# GIVEN INSTRUCTION
Filter the data below for the string "page" and copy each matching line.

# SOURCE MATERIAL
Start
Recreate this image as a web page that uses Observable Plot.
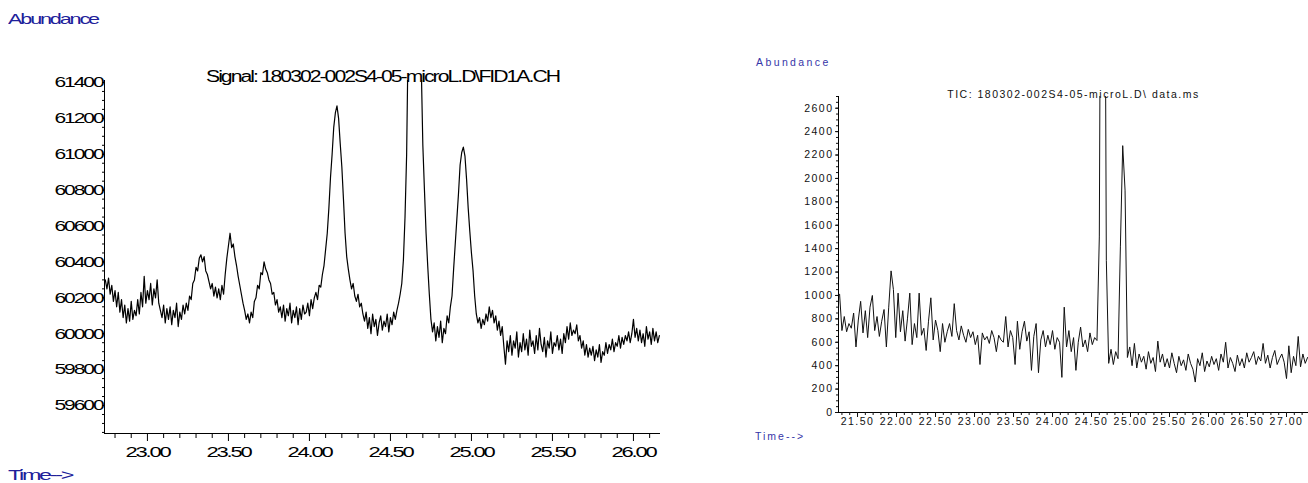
<!DOCTYPE html>
<html>
<head>
<meta charset="utf-8">
<script src="https://cdn.jsdelivr.net/npm/d3@7"></script>
<script src="https://cdn.jsdelivr.net/npm/@observablehq/plot@0.6"></script>
<style>
  html, body { margin: 0; padding: 0; background: #fff; }
  #page { position: relative; width: 1308px; height: 483px; overflow: hidden; background: #fff; }
  #page svg { position: absolute; top: 0; overflow: visible; }
  .lab { position: absolute; white-space: nowrap; line-height: 1; font-family: "Liberation Sans", Arial, sans-serif; transform-origin: 0 50%; }
</style>
</head>
<body>
<div id="page"></div>
<script>
// ---------- FID signal (left panel) ----------
const fidTitle = "Signal: 180302-002S4-05-microL.D\\FID1A.CH";
const fidStart = 22.74;   // first sample time, min
const fidStep = 0.01;     // sampling interval, min
const fidValues = [
  60300, 60250, 60310, 60220, 60270, 60180, 60240, 60150, 60230, 60120,
  60190, 60090, 60160, 60060, 60140, 60070, 60180, 60080, 60130, 60100,
  60190, 60110, 60230, 60150, 60320, 60170, 60240, 60190, 60280, 60160,
  60250, 60200, 60300, 60170, 60130, 60090, 60160, 60060, 60140, 60080,
  60150, 60050, 60130, 60090, 60170, 60040, 60120, 60080, 60160, 60110,
  60170, 60130, 60210, 60190, 60280, 60300, 60370, 60350, 60420, 60440,
  60400, 60430, 60350, 60330, 60290, 60250, 60280, 60210, 60260, 60200,
  60250, 60190, 60270, 60220, 60330, 60420, 60490, 60560, 60480, 60500,
  60430, 60380, 60320, 60270, 60220, 60170, 60130, 60080, 60110, 60060,
  60120, 60090, 60180, 60200, 60270, 60250, 60340, 60330, 60400, 60360,
  60340, 60300, 60280, 60220, 60230, 60160, 60190, 60120, 60150, 60090,
  60160, 60070, 60140, 60100, 60170, 60060, 60130, 60090, 60150, 60050,
  60140, 60080, 60160, 60110, 60120, 60170, 60100, 60190, 60140, 60200,
  60230, 60190, 60270, 60260, 60330, 60380, 60470, 60560, 60700, 60870,
  61000, 61150, 61230, 61270, 61200, 61060, 60930, 60750, 60560, 60430,
  60360, 60300, 60250, 60280, 60210, 60180, 60220, 60150, 60170, 60110,
  60070, 60120, 60030, 60090, 60000, 60110, 60040, 60080, 59990, 60060,
  60100, 60020, 60070, 60040, 60110, 60010, 60090, 60050, 60120, 60080,
  60130, 60170, 60220, 60280, 60410, 60650, 61000, 61700, 62500, 63200,
  63600, 63700, 63400, 62700, 62000, 61500, 61050, 60800, 60560, 60380,
  60220, 60080, 60010, 60060, 59960, 60040, 59980, 60070, 59950, 60030,
  60000, 60100, 60060, 60150, 60210, 60360, 60500, 60640, 60780, 60940,
  61010, 61040, 60990, 60860, 60700, 60570, 60450, 60350, 60210, 60110,
  60060, 60090, 60030, 60080, 60050, 60110, 60070, 60150, 60090, 60130,
  60060, 60100, 60020, 60070, 59990, 60040, 59930, 59830, 59960, 59900,
  59990, 59880, 59960, 59920, 60010, 59870, 59950, 59900, 60000, 59910,
  59970, 59880, 60020, 59930, 59960, 59890, 59990, 59910, 60030, 59940,
  59900, 59980, 59870, 59960, 59920, 60010, 59890, 59950, 59930, 59990,
  59910, 59970, 59890, 60000, 59950, 60040, 59970, 60060, 59990, 60020,
  60000, 60050, 59960, 59990, 59920, 59960, 59880, 59940, 59870, 59920,
  59880, 59930, 59850, 59910, 59870, 59940, 59840, 59900, 59880, 59950,
  59890, 59940, 59910, 59970, 59900, 59950, 59930, 59990, 59920, 59980,
  59940, 59990, 59960, 60010, 59950, 60000, 60080, 59980, 60030, 59960,
  60020, 59950, 60000, 59930, 60040, 59970, 60010, 59940, 60030, 59960,
  60010, 59950, 59990
];
const fidXDomain = [22.735, 26.167];
const fidYDomain = [59444, 61411];
const fidYTicks = [59600, 59800, 60000, 60200, 60400, 60600, 60800, 61000, 61200, 61400];
const fidXTicks = [23.0, 23.5, 24.0, 24.5, 25.0, 25.5, 26.0];

// ---------- Total ion chromatogram (right panel) ----------
const ticTitle = "TIC: 180302-002S4-05-microL.D\\ data.ms";
const ticStart = 21.27;
const ticStep = 0.03;
const ticValues = [
  1010, 700, 820, 690, 760, 720, 850, 560, 790, 950,
  680, 870, 640, 900, 1000, 700, 820, 650, 780, 880,
  560, 900, 1210, 1050, 640, 1020, 690, 870, 610, 800,
  1020, 580, 760, 640, 1020, 660, 720, 530, 780, 980,
  620, 790, 700, 520, 760, 600, 690, 760, 650, 930,
  700, 620, 740, 660, 600, 710, 640, 690, 580, 660,
  410, 680, 620, 650, 590, 700, 640, 520, 660, 620,
  600, 820, 560, 700, 640, 410, 780, 540, 690, 780,
  610, 690, 360, 650, 760, 340, 620, 700, 560, 660,
  580, 700, 540, 640, 600, 300, 900, 560, 700, 520,
  640, 360, 600, 730, 560, 620, 520, 680, 580, 640,
  615, 1500, 6400, 6200, 1300, 420, 540, 410, 520, 460,
  1415, 2280, 1900, 470, 560, 400, 590, 380, 500, 430,
  480, 370, 520, 420, 470, 350, 610, 430, 500, 390,
  460, 380, 510, 420, 340, 480, 400, 450, 360, 500,
  420, 370, 260, 460, 400, 510, 350, 440, 390, 480,
  410, 460, 360, 500, 430, 600, 380, 470, 420, 350,
  490, 400, 460, 380, 510, 430, 470, 520, 410, 480,
  440, 590, 420, 490, 380, 470, 530, 410, 460, 500,
  430, 290, 570, 340, 480, 400, 650, 390, 500, 420, 470
];
const ticXDomain = [21.256, 27.282];
const ticYDomain = [0, 2700];
const ticYTicks = [0, 200, 400, 600, 800, 1000, 1200, 1400, 1600, 1800, 2000, 2200, 2400, 2600];
const ticXTicks = [21.5, 22.0, 22.5, 23.0, 23.5, 24.0, 24.5, 25.0, 25.5, 26.0, 26.5, 27.0];

const fidData = fidValues.map((v, i) => ({time: fidStart + i * fidStep, abundance: v}));
const ticData = ticValues.map((v, i) => ({time: ticStart + i * ticStep, abundance: v}));

const fmt2 = d => d.toFixed(2);
const page = document.getElementById("page");

// ---------- left chart ----------
const fidPlot = Plot.plot({
  width: 710, height: 483,
  marginLeft: 104, marginRight: 50, marginTop: 80, marginBottom: 50,
  x: {domain: fidXDomain, label: null},
  y: {domain: fidYDomain, label: null},
  style: {fontFamily: "'Liberation Sans', Arial, sans-serif", fontSize: "15px", letterSpacing: "-1.5px", color: "#000", background: "transparent"},
  marks: [
    Plot.ruleX([fidXDomain[0]], {stroke: "#000"}),
    Plot.ruleY([fidYDomain[0]], {stroke: "#000"}),
    Plot.axisY({ticks: d3.range(59450, 61401, 50), tickSize: 2, tickFormat: () => "", label: null}),
    Plot.axisY({ticks: fidYTicks, tickSize: 2, tickPadding: 0, tickFormat: d => String(d), label: null}),
    Plot.axisX({ticks: d3.range(22.8, 26.15, 0.1).filter(t => Math.abs(t * 2 - Math.round(t * 2)) > 1e-6), tickSize: 5, tickFormat: () => "", label: null}),
    Plot.axisX({ticks: fidXTicks, tickSize: 8, tickPadding: 5, tickFormat: fmt2, label: null}),
    Plot.line(fidData, {x: "time", y: "abundance", stroke: "#000", strokeWidth: 1.2, clip: true}),
    Plot.text([fidTitle], {frameAnchor: "top", dy: -10, text: d => d, fontSize: 16, fill: "#000"})
  ]
});
fidPlot.style.left = "0px";
page.appendChild(fidPlot);

// ---------- right chart ----------
const ticPlot = Plot.plot({
  width: 598, height: 483,
  marginLeft: 128, marginRight: 0, marginTop: 96, marginBottom: 71,
  x: {domain: ticXDomain, label: null},
  y: {domain: ticYDomain, label: null},
  style: {fontFamily: "'Liberation Sans', Arial, sans-serif", fontSize: "10.5px", letterSpacing: "1.5px", color: "#111", background: "transparent"},
  marks: [
    Plot.ruleX([ticXDomain[0]], {stroke: "#000"}),
    Plot.ruleY([ticYDomain[0]], {stroke: "#000"}),
    Plot.axisY({ticks: d3.range(0, 2701, 50), tickSize: 2, tickFormat: () => "", label: null}),
    Plot.axisY({ticks: ticYTicks, tickSize: 3, tickPadding: 2, tickFormat: d => String(d), label: null}),
    Plot.axisX({ticks: d3.range(21.3, 27.29, 0.1), tickSize: 3, tickFormat: () => "", label: null}),
    Plot.axisX({ticks: ticXTicks, tickSize: 5, tickPadding: 0, tickFormat: fmt2, label: null}),
    Plot.line(ticData, {x: "time", y: "abundance", stroke: "#111", strokeWidth: 1, clip: true}),
    Plot.text([ticTitle], {frameAnchor: "top", dy: -6, text: d => d, fontSize: 10.5, fill: "#111"})
  ]
});
ticPlot.style.left = "710px";
page.appendChild(ticPlot);

// ---------- wide, tightly set lettering of the FID chart ----------
function stretchText(t, target) {
  t.setAttribute("textLength", target);
  t.setAttribute("lengthAdjust", "spacingAndGlyphs");
}
fidPlot.querySelectorAll("text").forEach(t => {
  const s = t.textContent;
  if (s === fidTitle) stretchText(t, 353);
  else if (/^\d{5}$/.test(s)) stretchText(t, 48);
  else if (/^\d\d\.\d\d$/.test(s)) stretchText(t, 44);
});

// ---------- axis captions ----------
function caption(text, left, centerY, size, color, spacing, targetWidth) {
  const el = document.createElement("div");
  el.className = "lab";
  el.textContent = text;
  el.style.left = left + "px";
  el.style.top = (centerY - size * 0.49) + "px";
  el.style.fontSize = size + "px";
  el.style.color = color;
  el.style.letterSpacing = spacing + "px";
  page.appendChild(el);
  if (targetWidth) {
    const w = el.getBoundingClientRect().width;
    if (w) el.style.transform = `scaleX(${(targetWidth / w).toFixed(3)})`;
  }
}
caption("Abundance", 8, 18, 15, "#20209a", -1.5, 90);
caption("Time-->", 8, 474, 15, "#20209a", -1.5, 64);
caption("Abundance", 756, 62, 10.5, "#3535a8", 2.4);
caption("Time-->", 755, 436, 10.5, "#3535a8", 2.0);
</script>
</body>
</html>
End
# RESULT OF THE EXERCISE
Recreate this image as a web page that uses Observable Plot.
  #page { position: relative; width: 1308px; height: 483px; overflow: hidden; background: #fff; }
  #page svg { position: absolute; top: 0; overflow: visible; }
<div id="page"></div>
const page = document.getElementById("page");
page.appendChild(fidPlot);
page.appendChild(ticPlot);
  page.appendChild(el);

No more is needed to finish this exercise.